In “Still,” Fox describes early sobriety as “a knife fight in a closet. “
“The reason I use that term is because it’s really dark, there’s no light that you move toward to be rid of your demons,” says Fox. “You have to get in there in this dark space and exchange blows and it’s sharp. It’s you and that part of yourself that wants to kill you, coming at each other with knives.”
But Fox never loses an irrepressible sense of humor, even when it comes to his struggles or dealing with Parkinson’s.
“My first response to everything is humor. My first take on the world is what’s funny about this, even something as dark as Parkinson’s disease,” says Fox, who knocks back any pity or concern for his condition. “I’m a cockroach. I will get through it somehow. But it helps to have people to lean on like Tracy.”
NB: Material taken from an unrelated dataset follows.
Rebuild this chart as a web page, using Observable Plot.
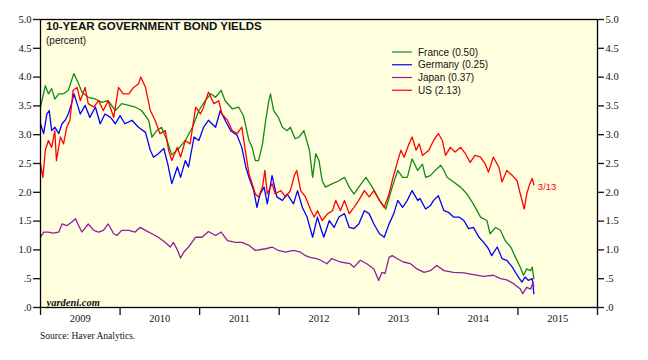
<!DOCTYPE html>
<html>
<head>
<meta charset="utf-8">
<script src="https://cdn.jsdelivr.net/npm/d3@7"></script>
<script src="https://cdn.jsdelivr.net/npm/@observablehq/plot@0.6"></script>
<style>
  html, body { margin: 0; padding: 0; background: #ffffff; }
  #wrap { position: relative; width: 648px; height: 360px; }
  #title { position: absolute; left: 46px; top: 20px; font: bold 11.5px "Liberation Sans", Arial, sans-serif; color: #111; white-space: nowrap; }
  #sub { position: absolute; left: 46px; top: 35px; font: 10px "Liberation Sans", Arial, sans-serif; color: #111; }
  #legend { position: absolute; left: 385px; top: 40px; }
  #source { position: absolute; left: 40px; top: 331px; font: 9.5px "Liberation Serif", "Times New Roman", serif; color: #111; }
</style>
</head>
<body>
<div id="wrap">
  <div id="chart"></div>
  <div id="title"></div>
  <div id="sub"></div>
  <svg id="legend" width="140" height="60"></svg>
  <div id="source"></div>
</div>
<script>
// ---- Data (decimal year, percent) ----
const france = [[2009.00,3.48],[2009.06,3.85],[2009.10,3.71],[2009.14,3.80],[2009.18,3.62],[2009.23,3.71],[2009.29,3.71],[2009.35,3.77],[2009.39,3.94],[2009.42,4.06],[2009.48,3.88],[2009.52,3.74],[2009.60,3.65],[2009.69,3.62],[2009.77,3.56],[2009.85,3.59],[2009.94,3.42],
[2010.02,3.54],[2010.11,3.51],[2010.19,3.48],[2010.27,3.42],[2010.36,3.25],[2010.40,2.96],[2010.46,3.07],[2010.52,3.13],[2010.59,2.90],[2010.65,2.65],[2010.73,2.75],[2010.82,2.90],[2010.91,3.13],[2010.99,3.42],
[2011.07,3.59],[2011.14,3.71],[2011.20,3.65],[2011.27,3.77],[2011.32,3.59],[2011.41,3.45],[2011.49,3.48],[2011.55,3.33],[2011.62,2.90],[2011.66,2.78],[2011.70,2.55],[2011.74,2.55],[2011.79,2.84],[2011.83,3.25],[2011.87,3.59],[2011.89,3.71],[2011.93,3.42],[2011.99,3.30],
[2012.04,3.13],[2012.10,3.07],[2012.14,3.13],[2012.20,2.93],[2012.25,2.96],[2012.31,3.07],[2012.38,2.73],[2012.42,2.26],[2012.46,2.67],[2012.50,2.55],[2012.54,2.20],[2012.58,2.09],[2012.67,2.15],[2012.75,2.20],[2012.82,2.26],[2012.88,2.09],[2012.94,1.97],
[2013.00,2.09],[2013.09,2.26],[2013.17,2.09],[2013.26,1.86],[2013.34,1.71],[2013.42,2.09],[2013.49,2.38],[2013.55,2.26],[2013.61,2.26],[2013.67,2.58],[2013.74,2.38],[2013.80,2.49],[2013.84,2.26],[2013.90,2.29],[2013.96,2.38],
[2014.03,2.47],[2014.07,2.38],[2014.11,2.26],[2014.19,2.18],[2014.28,2.09],[2014.36,1.97],[2014.44,1.80],[2014.53,1.57],[2014.61,1.51],[2014.65,1.28],[2014.72,1.39],[2014.78,1.34],[2014.84,1.16],[2014.91,1.05],[2014.97,0.87],
[2015.03,0.70],[2015.07,0.56],[2015.11,0.67],[2015.16,0.64],[2015.18,0.70],[2015.20,0.50]];

const germany = [[2009.00,3.19],[2009.04,3.02],[2009.08,3.36],[2009.11,3.42],[2009.14,3.07],[2009.18,3.13],[2009.23,3.02],[2009.27,3.19],[2009.31,3.25],[2009.35,3.36],[2009.39,3.54],[2009.42,3.71],[2009.46,3.54],[2009.50,3.36],[2009.56,3.51],[2009.62,3.30],[2009.69,3.48],[2009.75,3.19],[2009.81,3.36],[2009.88,3.30],[2009.94,3.19],
[2010.00,3.33],[2010.06,3.19],[2010.15,3.25],[2010.23,3.13],[2010.32,3.04],[2010.38,2.73],[2010.42,2.61],[2010.48,2.67],[2010.55,2.76],[2010.60,2.49],[2010.65,2.15],[2010.72,2.44],[2010.76,2.26],[2010.82,2.55],[2010.86,2.44],[2010.93,2.96],[2010.99,2.90],
[2011.05,3.13],[2011.11,3.25],[2011.20,3.13],[2011.26,3.42],[2011.32,3.25],[2011.39,3.07],[2011.47,2.99],[2011.53,2.78],[2011.58,2.44],[2011.62,2.26],[2011.68,2.03],[2011.72,1.74],[2011.76,1.97],[2011.81,2.09],[2011.85,1.80],[2011.91,2.29],[2011.97,1.92],
[2012.04,1.86],[2012.10,1.97],[2012.18,1.80],[2012.23,2.03],[2012.29,1.74],[2012.35,1.57],[2012.42,1.22],[2012.48,1.57],[2012.52,1.39],[2012.56,1.22],[2012.63,1.51],[2012.69,1.39],[2012.75,1.57],[2012.82,1.63],[2012.88,1.39],[2012.94,1.37],
[2013.00,1.45],[2013.07,1.68],[2013.13,1.63],[2013.19,1.45],[2013.26,1.28],[2013.32,1.22],[2013.38,1.45],[2013.44,1.63],[2013.49,1.86],[2013.55,1.74],[2013.61,1.86],[2013.67,2.03],[2013.74,1.86],[2013.77,1.89],[2013.84,1.71],[2013.90,1.77],[2013.94,1.86],
[2014.00,1.94],[2014.07,1.68],[2014.13,1.65],[2014.19,1.57],[2014.26,1.57],[2014.32,1.51],[2014.38,1.37],[2014.44,1.39],[2014.51,1.22],[2014.57,1.13],[2014.63,1.02],[2014.67,0.90],[2014.74,1.05],[2014.80,0.85],[2014.86,0.82],[2014.93,0.70],[2014.99,0.56],
[2015.05,0.44],[2015.09,0.53],[2015.13,0.47],[2015.18,0.50],[2015.20,0.24]];

const japan = [[2009.00,1.22],[2009.04,1.31],[2009.10,1.31],[2009.16,1.29],[2009.23,1.31],[2009.27,1.45],[2009.33,1.42],[2009.39,1.48],[2009.44,1.54],[2009.48,1.42],[2009.52,1.31],[2009.60,1.45],[2009.67,1.34],[2009.73,1.31],[2009.79,1.34],[2009.85,1.45],[2009.92,1.28],[2009.96,1.25],
[2010.02,1.34],[2010.11,1.34],[2010.19,1.31],[2010.25,1.39],[2010.32,1.34],[2010.40,1.28],[2010.48,1.22],[2010.57,1.13],[2010.63,1.05],[2010.67,1.13],[2010.72,1.00],[2010.76,0.86],[2010.80,0.96],[2010.86,1.05],[2010.95,1.22],
[2011.03,1.22],[2011.11,1.32],[2011.20,1.25],[2011.27,1.31],[2011.35,1.16],[2011.45,1.13],[2011.53,1.13],[2011.62,1.08],[2011.70,0.99],[2011.83,1.02],[2011.91,1.05],[2011.99,0.99],
[2012.08,0.96],[2012.18,0.99],[2012.27,0.96],[2012.33,0.90],[2012.39,0.87],[2012.47,0.85],[2012.52,0.82],[2012.60,0.76],[2012.66,0.85],[2012.77,0.79],[2012.89,0.76],[2012.94,0.70],
[2013.02,0.82],[2013.10,0.76],[2013.19,0.67],[2013.25,0.47],[2013.29,0.61],[2013.33,0.59],[2013.38,0.87],[2013.42,0.90],[2013.48,0.85],[2013.56,0.79],[2013.65,0.76],[2013.73,0.67],[2013.82,0.61],[2013.90,0.64],[2013.98,0.73],
[2014.07,0.64],[2014.19,0.61],[2014.32,0.60],[2014.44,0.57],[2014.57,0.54],[2014.69,0.56],[2014.78,0.50],[2014.86,0.48],[2014.95,0.41],
[2015.03,0.32],[2015.06,0.24],[2015.11,0.35],[2015.16,0.32],[2015.19,0.44],[2015.20,0.37]];

const us = [[2009.00,2.49],[2009.03,2.26],[2009.06,2.73],[2009.10,2.90],[2009.14,2.78],[2009.18,3.07],[2009.20,2.55],[2009.25,2.96],[2009.29,2.84],[2009.33,3.13],[2009.37,3.25],[2009.41,3.77],[2009.46,3.82],[2009.50,3.59],[2009.56,3.82],[2009.60,3.54],[2009.67,3.48],[2009.73,3.59],[2009.79,3.42],[2009.85,3.59],[2009.92,3.30],[2009.98,3.82],
[2010.04,3.71],[2010.11,3.71],[2010.17,3.82],[2010.23,3.88],[2010.26,4.00],[2010.32,3.82],[2010.38,3.42],[2010.44,3.25],[2010.50,3.02],[2010.57,3.07],[2010.61,2.73],[2010.65,2.55],[2010.72,2.78],[2010.76,2.61],[2010.82,2.90],[2010.88,2.84],[2010.95,3.48],
[2011.01,3.36],[2011.05,3.48],[2011.11,3.74],[2011.18,3.54],[2011.24,3.59],[2011.28,3.36],[2011.35,3.25],[2011.41,3.07],[2011.47,3.02],[2011.53,3.13],[2011.58,2.67],[2011.62,2.32],[2011.66,2.15],[2011.70,1.97],[2011.74,1.92],[2011.79,2.09],[2011.82,2.38],[2011.85,1.97],[2011.91,2.15],[2011.95,1.97],
[2012.02,2.03],[2012.08,1.92],[2012.14,2.03],[2012.19,2.29],[2012.22,2.38],[2012.27,2.03],[2012.33,1.92],[2012.40,1.68],[2012.44,1.57],[2012.48,1.68],[2012.54,1.51],[2012.61,1.63],[2012.67,1.68],[2012.71,1.86],[2012.77,1.68],[2012.82,1.86],[2012.88,1.63],[2012.94,1.74],
[2013.00,1.86],[2013.07,2.03],[2013.13,1.92],[2013.19,2.03],[2013.26,1.86],[2013.32,1.74],[2013.38,1.97],[2013.42,2.20],[2013.49,2.55],[2013.53,2.73],[2013.57,2.61],[2013.63,2.84],[2013.67,2.96],[2013.72,2.73],[2013.76,2.84],[2013.80,2.64],[2013.88,2.73],[2013.94,2.90],
[2014.00,3.02],[2014.05,2.90],[2014.09,2.64],[2014.15,2.78],[2014.21,2.70],[2014.28,2.78],[2014.34,2.67],[2014.40,2.52],[2014.46,2.64],[2014.53,2.61],[2014.59,2.49],[2014.63,2.35],[2014.69,2.61],[2014.76,2.44],[2014.80,2.18],[2014.86,2.38],[2014.93,2.29],[2014.99,2.20],
[2015.03,1.97],[2015.08,1.71],[2015.11,1.97],[2015.15,2.15],[2015.18,2.24],[2015.20,2.13]];

const seriesNames = ["France", "Germany", "Japan", "US"];
const seriesLatest = ["0.50", "0.25", "0.37", "2.13"];
const seriesColors = ["#138a13", "#0000ff", "#8e1f9e", "#ff0000"];
const yTicks = [0, 0.5, 1, 1.5, 2, 2.5, 3, 3.5, 4, 4.5, 5];
const yTickLabels = [".0", ".5", "1.0", "1.5", "2.0", "2.5", "3.0", "3.5", "4.0", "4.5", "5.0"];
const yearEdges = [2009, 2010, 2011, 2012, 2013, 2014, 2015, 2016];
const yearLabels = ["2009", "2010", "2011", "2012", "2013", "2014", "2015"];
const lastLabel = "3/13";

// ---- Build ----
const allSeries = [france, germany, japan, us];
const rows = allSeries.flatMap((s, i) => s.map(([t, v]) => ({t, v, name: seriesNames[i]})));
const colorOf = Object.fromEntries(seriesNames.map((n, i) => [n, seriesColors[i]]));
const yFmt = d => yTickLabels[yTicks.indexOf(d)];
const yearMids = yearLabels.map(y => +y + 0.5);
const usLast = us[us.length - 1];

const chart = Plot.plot({
  width: 648,
  height: 328,
  marginLeft: 40,
  marginRight: 51,
  marginTop: 19,
  marginBottom: 21,
  x: {domain: [2009, 2016], label: null},
  y: {domain: [0, 5], label: null},
  style: {fontFamily: "'Liberation Serif', 'Times New Roman', serif", fontSize: "10.5px", color: "#111", background: "transparent"},
  marks: [
    Plot.frame({fill: "#ffffe0", stroke: null}),
    ...seriesNames.map(n => Plot.line(rows.filter(d => d.name === n), {x: "t", y: "v", stroke: colorOf[n], strokeWidth: 1.3, strokeLinejoin: "round"})),
    Plot.text([usLast], {x: d => d[0], y: d => d[1], text: () => lastLabel, dx: 4, dy: 2, textAnchor: "start", fill: "#ff0000", fontFamily: "'Liberation Sans', Arial, sans-serif", fontSize: 9.5}),
    Plot.text(["yardeni.com"], {frameAnchor: "bottom-left", dx: 6, dy: -2, fontWeight: "bold", fontStyle: "italic", fontSize: 10.5, fill: "#111"}),
    Plot.frame({stroke: "#000", strokeWidth: 1.3}),
    Plot.axisY({anchor: "left", ticks: yTicks, tickSize: 7, tickPadding: 2, tickFormat: yFmt, label: null, strokeWidth: 1.3}),
    Plot.axisY({anchor: "right", ticks: yTicks, tickSize: 6, tickPadding: 2, tickFormat: yFmt, label: null, strokeWidth: 1.3}),
    Plot.axisX({ticks: yearEdges, tickSize: 8, tickFormat: () => "", label: null, strokeWidth: 1.3}),
    Plot.axisX({ticks: yearMids, tickSize: 0, tickPadding: 7, tickFormat: d => yearLabels[yearMids.indexOf(d)], label: null})
  ]
});
document.getElementById("chart").appendChild(chart);

document.getElementById("title").textContent = "10-YEAR GOVERNMENT BOND YIELDS";
document.getElementById("sub").textContent = "(percent)";
document.getElementById("source").textContent = "Source: Haver Analytics.";

// Legend (inline SVG, rows stacked)
const leg = d3.select("#legend");
const rowG = leg.selectAll("g").data(seriesNames).join("g")
  .attr("transform", (d, i) => `translate(0, ${11.5 + i * 12.75})`);
rowG.append("line")
  .attr("x1", 7).attr("x2", 27).attr("y1", 0.5).attr("y2", 0.5)
  .attr("stroke", (d, i) => seriesColors[i]).attr("stroke-width", 1.2);
rowG.append("text")
  .attr("x", 33).attr("y", 4)
  .attr("font-family", "'Liberation Sans', Arial, sans-serif")
  .attr("font-size", 10).attr("fill", "#111")
  .text((d, i) => `${d} (${seriesLatest[i]})`);
</script>
</body>
</html>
“Still” shows remarkable scenes of lightness as Fox happily relaxes with Tracy and their four children, Sam, 33, twins Aquinnah and Schuyler, 28, and Esmé, 21. His high-profile advocacy with the Michael J. Fox Parkinson’s Foundation has moved the needle in treating the disease, raising more than $1.75 billion.
Even if Fox is not hopeful for a cure in his lifetime, foundation-backed research recently revealed new biomarkers which promise to lead to earlier detection and vastly improved treatment.
The advocate takes even greater satisfaction in knowing the role he’s played shining the light on Parkinson’s.
“I am starting to take a certain level of joy that people used to view this as a stigma,” says Fox. “People with Parkinson’s couldn’t go to the store, they had to worry about cops looking at them thinking they were drunk. Now they can just live their lives. I can’t say I’m wholly responsible for that. But I think I’ve been able to spur some people on to live fuller lives. And I get great pleasure in that.”